Annie Laurie, Bo'ness Hippodrome
The final offering of the Fifth Hippodrome Festival of Silent Cinema emphasised early film's role in providing unashamed escapism. The 1927 vehicle for the delightful Lillian Gish and her ultra-expressive eyes, Annie Laurie is a yarn far from the reality of her audience's lives and in terms of capturing Scottish history it probably makes Braveheart and Brigadoon seem plausible by comparison. And yet, thanks not least to Gish's acting personality, it's a good yarn and with fiddler Shona Mooney's new score accompanying it, it became even better.

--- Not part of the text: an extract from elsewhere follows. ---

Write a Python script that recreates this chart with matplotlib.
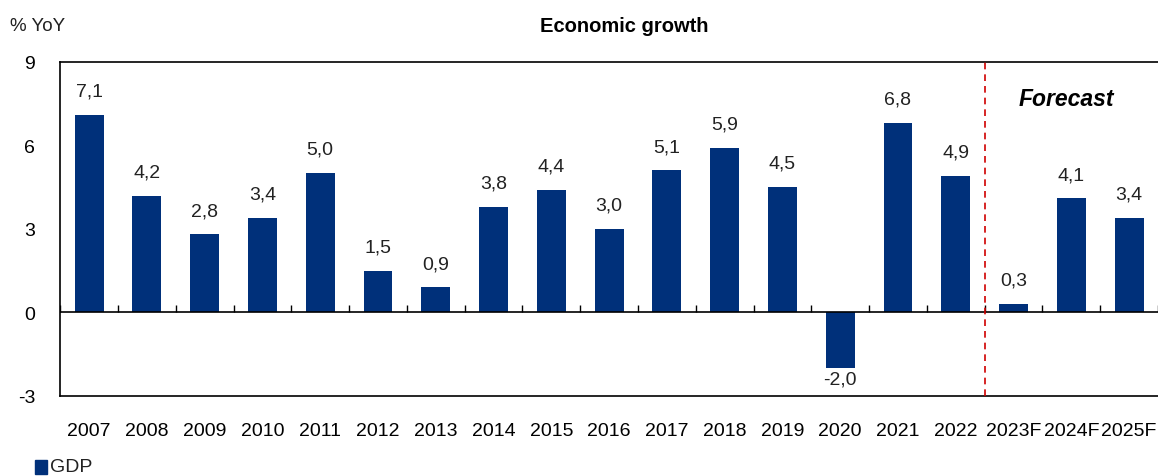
import numpy as np
import matplotlib.pyplot as plt

years = ['2007', '2008', '2009', '2010', '2011', '2012', '2013', '2014', '2015', '2016',
         '2017', '2018', '2019', '2020', '2021', '2022', '2023F', '2024F', '2025F']
gdp = [7.1, 4.2, 2.8, 3.4, 5.0, 1.5, 0.9, 3.8, 4.4, 3.0,
       5.1, 5.9, 4.5, -2.0, 6.8, 4.9, 0.3, 4.1, 3.4]
yticks = [-3, 0, 3, 6, 9]
forecast_start = 16

bar_color = '#00307A'
plt.rcParams['font.family'] = ['Liberation Sans', 'DejaVu Sans']

fig = plt.figure(figsize=(11.58, 4.77), dpi=100)
ax = fig.add_axes([0.052, 0.168, 0.948, 0.700])

x = np.arange(len(years))
ax.bar(x, gdp, width=0.5, color=bar_color, zorder=2)

for xi, v in zip(x, gdp):
    lab = f'{v:.1f}'.replace('.', ',')
    if v >= 0:
        ax.annotate(lab, (xi, v), xytext=(0, 11), textcoords='offset points',
                    ha='center', va='bottom', fontsize=14, color='#222222')
    else:
        ax.annotate(lab, (xi, v), xytext=(0, -2), textcoords='offset points',
                    ha='center', va='top', fontsize=14, color='#222222')

ax.axhline(0, color='black', lw=1.2, zorder=3)
ax.vlines(np.arange(-0.5, len(years)), 0, 0.25, color='black', lw=1, zorder=3)
ax.axvline(forecast_start - 0.5, color='#D00000', ls=(0, (4, 3)), lw=1.2, zorder=3)

ax.set_xlim(-0.5, len(years) - 0.5)
ax.set_ylim(-3, 9)
ax.set_yticks(yticks)
ax.set_yticklabels([str(t) for t in yticks], fontsize=14)
ax.set_xticks(x)
ax.set_xticklabels(years, fontsize=14)
ax.tick_params(axis='y', length=0, pad=18)
ax.tick_params(axis='x', length=0, pad=19)
for s in ax.spines.values():
    s.set_linewidth(1.2)
ax.spines['right'].set_visible(False)

ax.text(16.92, 7.67, 'Forecast', fontsize=16.5, fontweight='bold', style='italic',
        ha='center', va='center')

fig.text(0.539, 0.945, 'Economic growth', fontsize=14.5, fontweight='bold',
         ha='center', va='center')
fig.text(0.009, 0.945, '% YoY', fontsize=13.5, ha='left', va='center', color='#222222')

fig.patches.append(plt.Rectangle((0.030, 0.004), 0.011, 0.03, transform=fig.transFigure,
                                 color=bar_color, figure=fig))
fig.text(0.043, 0.003, 'GDP', fontsize=14, ha='left', va='bottom', color='#222222')

fig.savefig('out.png', dpi=100)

Having a well-known song as the film's title and conflated with a take, of sorts, on the Massacre of Glencoe, is a gift to a soundtrack composer, and Mooney made great use of its melody, pulling it into different shapes here, re-harmonising it to superbly dramatic effect there and using it as a springboard to themes and motifs of her own as she and her musicians, Amy Thatcher on accordion and piano and Alisdair Paul on guitar and whistles, shadowed the onscreen narrative with a completely authentic one of their own.
At close on two hours, almost entirely uninterrupted, it's quite a step for Mooney as both composer and player and while certain scenes more or less dictate what's required to be written - a pipe tune, say, or a dance measure - Mooney also had to stay primed to synchronise with door knocks, pistol shots, sword slashes and general pell-mell action while playing with great vigour and sensitivity. This was her first film soundtrack and the fact that the music became completely at one with Gish, her competing lovers, and the warring clans' actions suggests she might find herself in demand for more.